— Start of Supplied material —

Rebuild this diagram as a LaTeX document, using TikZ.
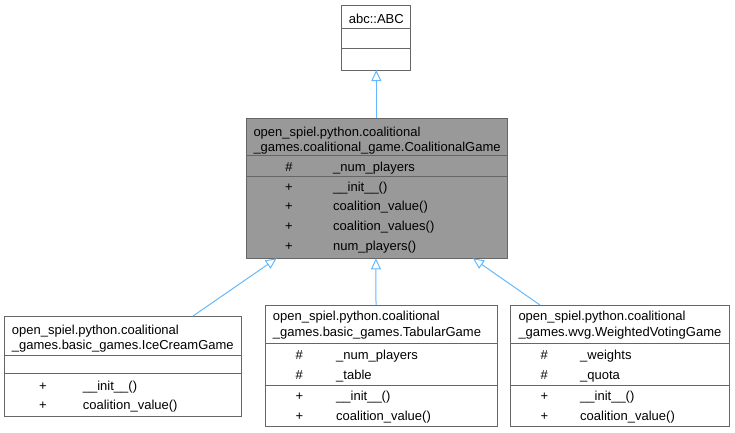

— End of Supplied material —
— Start of Supplied material —

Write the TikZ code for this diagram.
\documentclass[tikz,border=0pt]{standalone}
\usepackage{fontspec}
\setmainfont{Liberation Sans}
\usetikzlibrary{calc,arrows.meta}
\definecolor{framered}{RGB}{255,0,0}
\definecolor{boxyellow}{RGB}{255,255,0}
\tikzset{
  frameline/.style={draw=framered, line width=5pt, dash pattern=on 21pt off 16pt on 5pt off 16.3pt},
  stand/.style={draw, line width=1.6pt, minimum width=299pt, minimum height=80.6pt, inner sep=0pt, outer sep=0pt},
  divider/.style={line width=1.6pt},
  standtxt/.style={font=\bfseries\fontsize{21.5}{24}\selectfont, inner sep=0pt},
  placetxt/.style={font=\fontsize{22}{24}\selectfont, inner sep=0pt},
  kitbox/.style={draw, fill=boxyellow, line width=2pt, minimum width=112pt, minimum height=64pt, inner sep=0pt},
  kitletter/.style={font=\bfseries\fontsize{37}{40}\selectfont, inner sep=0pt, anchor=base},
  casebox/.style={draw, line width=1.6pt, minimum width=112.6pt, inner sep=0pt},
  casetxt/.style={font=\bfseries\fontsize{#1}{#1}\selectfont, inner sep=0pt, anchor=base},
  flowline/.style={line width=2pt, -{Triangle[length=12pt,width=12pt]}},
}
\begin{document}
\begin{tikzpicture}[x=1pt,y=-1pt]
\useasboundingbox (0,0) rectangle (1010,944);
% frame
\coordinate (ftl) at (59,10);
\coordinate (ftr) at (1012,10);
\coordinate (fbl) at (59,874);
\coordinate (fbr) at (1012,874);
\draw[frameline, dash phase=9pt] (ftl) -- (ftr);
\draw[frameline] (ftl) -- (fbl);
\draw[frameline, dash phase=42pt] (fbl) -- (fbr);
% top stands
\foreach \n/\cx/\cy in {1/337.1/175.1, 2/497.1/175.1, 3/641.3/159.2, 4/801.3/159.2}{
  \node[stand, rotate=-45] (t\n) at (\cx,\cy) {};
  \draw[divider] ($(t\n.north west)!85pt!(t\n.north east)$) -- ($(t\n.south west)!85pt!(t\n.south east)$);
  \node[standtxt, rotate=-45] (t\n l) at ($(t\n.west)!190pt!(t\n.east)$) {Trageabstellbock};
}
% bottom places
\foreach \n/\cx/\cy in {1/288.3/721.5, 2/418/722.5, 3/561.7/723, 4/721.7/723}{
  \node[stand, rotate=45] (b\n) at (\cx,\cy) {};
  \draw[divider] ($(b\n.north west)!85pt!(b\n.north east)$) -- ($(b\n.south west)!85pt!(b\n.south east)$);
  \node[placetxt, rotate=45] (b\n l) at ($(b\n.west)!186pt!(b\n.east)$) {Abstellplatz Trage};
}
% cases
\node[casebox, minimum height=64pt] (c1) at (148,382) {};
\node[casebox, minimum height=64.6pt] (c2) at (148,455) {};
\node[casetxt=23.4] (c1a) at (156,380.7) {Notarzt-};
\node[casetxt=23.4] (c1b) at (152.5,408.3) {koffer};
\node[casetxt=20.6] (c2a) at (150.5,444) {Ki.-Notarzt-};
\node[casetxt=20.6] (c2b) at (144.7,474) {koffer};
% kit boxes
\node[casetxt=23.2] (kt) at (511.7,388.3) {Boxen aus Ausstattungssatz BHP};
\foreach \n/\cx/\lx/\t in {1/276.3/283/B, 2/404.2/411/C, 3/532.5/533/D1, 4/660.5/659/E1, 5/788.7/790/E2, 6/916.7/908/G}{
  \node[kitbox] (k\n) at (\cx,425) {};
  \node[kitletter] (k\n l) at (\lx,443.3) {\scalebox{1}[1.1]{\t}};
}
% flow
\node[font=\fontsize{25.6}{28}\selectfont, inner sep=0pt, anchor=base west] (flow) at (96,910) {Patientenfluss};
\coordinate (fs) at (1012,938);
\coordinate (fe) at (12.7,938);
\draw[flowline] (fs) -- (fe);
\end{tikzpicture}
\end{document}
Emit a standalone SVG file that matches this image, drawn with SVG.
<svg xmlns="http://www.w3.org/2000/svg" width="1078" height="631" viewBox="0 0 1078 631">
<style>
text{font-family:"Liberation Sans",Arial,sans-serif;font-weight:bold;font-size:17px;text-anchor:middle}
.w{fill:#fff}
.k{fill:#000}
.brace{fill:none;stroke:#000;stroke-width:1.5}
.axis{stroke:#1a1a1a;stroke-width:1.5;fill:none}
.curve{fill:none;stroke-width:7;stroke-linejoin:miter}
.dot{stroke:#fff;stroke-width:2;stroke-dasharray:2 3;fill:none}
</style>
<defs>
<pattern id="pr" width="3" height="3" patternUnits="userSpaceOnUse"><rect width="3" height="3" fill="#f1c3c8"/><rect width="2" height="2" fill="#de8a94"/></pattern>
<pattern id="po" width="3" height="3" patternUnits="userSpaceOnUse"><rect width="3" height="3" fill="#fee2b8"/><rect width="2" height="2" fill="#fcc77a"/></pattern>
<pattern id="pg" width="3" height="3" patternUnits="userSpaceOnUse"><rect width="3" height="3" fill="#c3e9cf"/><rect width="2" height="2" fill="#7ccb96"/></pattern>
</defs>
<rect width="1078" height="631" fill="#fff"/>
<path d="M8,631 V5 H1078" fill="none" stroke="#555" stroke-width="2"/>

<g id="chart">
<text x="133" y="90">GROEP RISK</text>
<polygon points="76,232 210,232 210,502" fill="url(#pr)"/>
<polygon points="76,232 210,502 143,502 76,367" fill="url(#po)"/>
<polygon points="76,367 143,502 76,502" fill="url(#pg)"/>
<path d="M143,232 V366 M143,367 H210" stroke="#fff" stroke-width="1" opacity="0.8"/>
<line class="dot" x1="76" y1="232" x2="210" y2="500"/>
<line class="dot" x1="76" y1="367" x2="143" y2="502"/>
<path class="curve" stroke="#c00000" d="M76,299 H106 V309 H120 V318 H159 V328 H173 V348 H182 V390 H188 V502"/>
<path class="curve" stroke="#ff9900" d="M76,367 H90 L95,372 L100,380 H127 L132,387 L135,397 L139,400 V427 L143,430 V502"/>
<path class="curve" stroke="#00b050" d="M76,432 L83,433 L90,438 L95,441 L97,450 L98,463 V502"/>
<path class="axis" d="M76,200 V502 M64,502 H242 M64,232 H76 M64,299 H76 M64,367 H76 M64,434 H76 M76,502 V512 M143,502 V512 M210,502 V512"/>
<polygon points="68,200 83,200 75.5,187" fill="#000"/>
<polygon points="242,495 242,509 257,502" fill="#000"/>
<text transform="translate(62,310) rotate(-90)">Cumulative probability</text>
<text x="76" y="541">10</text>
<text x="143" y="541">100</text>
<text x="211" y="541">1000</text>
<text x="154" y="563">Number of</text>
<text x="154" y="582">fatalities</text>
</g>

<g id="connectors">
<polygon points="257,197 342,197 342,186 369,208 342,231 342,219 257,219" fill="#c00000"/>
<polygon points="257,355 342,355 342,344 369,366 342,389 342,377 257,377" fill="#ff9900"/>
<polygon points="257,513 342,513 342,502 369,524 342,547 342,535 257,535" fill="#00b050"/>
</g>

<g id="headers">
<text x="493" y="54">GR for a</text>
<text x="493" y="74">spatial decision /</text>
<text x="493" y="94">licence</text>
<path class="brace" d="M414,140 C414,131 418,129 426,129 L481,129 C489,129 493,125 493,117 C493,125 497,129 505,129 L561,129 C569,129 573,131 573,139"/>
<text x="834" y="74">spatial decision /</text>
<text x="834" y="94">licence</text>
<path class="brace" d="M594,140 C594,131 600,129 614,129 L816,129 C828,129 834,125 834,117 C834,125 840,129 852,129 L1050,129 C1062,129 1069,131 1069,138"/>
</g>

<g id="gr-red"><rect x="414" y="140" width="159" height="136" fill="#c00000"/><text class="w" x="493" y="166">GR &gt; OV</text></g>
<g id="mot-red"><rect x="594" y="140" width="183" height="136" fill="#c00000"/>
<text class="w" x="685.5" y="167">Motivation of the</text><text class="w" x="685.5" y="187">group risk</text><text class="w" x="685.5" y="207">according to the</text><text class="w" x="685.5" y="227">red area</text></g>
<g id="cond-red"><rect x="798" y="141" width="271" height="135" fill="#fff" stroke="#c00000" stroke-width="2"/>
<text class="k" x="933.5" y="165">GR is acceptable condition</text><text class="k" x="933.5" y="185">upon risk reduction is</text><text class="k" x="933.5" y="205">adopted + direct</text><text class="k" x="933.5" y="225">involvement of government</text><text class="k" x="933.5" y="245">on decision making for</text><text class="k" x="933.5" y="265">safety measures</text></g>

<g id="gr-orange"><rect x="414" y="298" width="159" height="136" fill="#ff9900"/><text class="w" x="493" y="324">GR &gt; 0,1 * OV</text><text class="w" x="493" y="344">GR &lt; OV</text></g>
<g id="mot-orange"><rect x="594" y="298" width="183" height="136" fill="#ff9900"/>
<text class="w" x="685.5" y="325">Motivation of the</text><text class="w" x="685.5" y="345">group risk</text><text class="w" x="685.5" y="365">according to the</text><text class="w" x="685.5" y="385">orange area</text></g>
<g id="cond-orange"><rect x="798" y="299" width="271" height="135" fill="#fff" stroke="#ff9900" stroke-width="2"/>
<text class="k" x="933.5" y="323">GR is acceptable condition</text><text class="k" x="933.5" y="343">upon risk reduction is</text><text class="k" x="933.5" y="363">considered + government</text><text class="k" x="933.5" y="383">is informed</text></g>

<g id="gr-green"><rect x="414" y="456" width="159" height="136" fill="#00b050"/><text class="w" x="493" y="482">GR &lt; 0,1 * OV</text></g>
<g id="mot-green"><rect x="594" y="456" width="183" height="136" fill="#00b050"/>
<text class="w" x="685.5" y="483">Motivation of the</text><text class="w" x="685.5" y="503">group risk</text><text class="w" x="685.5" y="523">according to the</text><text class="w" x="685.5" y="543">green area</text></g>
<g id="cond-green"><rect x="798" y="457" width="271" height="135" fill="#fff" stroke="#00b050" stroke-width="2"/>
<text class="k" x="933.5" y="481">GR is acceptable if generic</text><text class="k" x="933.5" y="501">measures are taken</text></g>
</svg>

— End of Supplied material —

The problem -> Each line that has the word "diagram" counts once. How many such lines are in the data? Give the number alone.

Solution to this task -> 2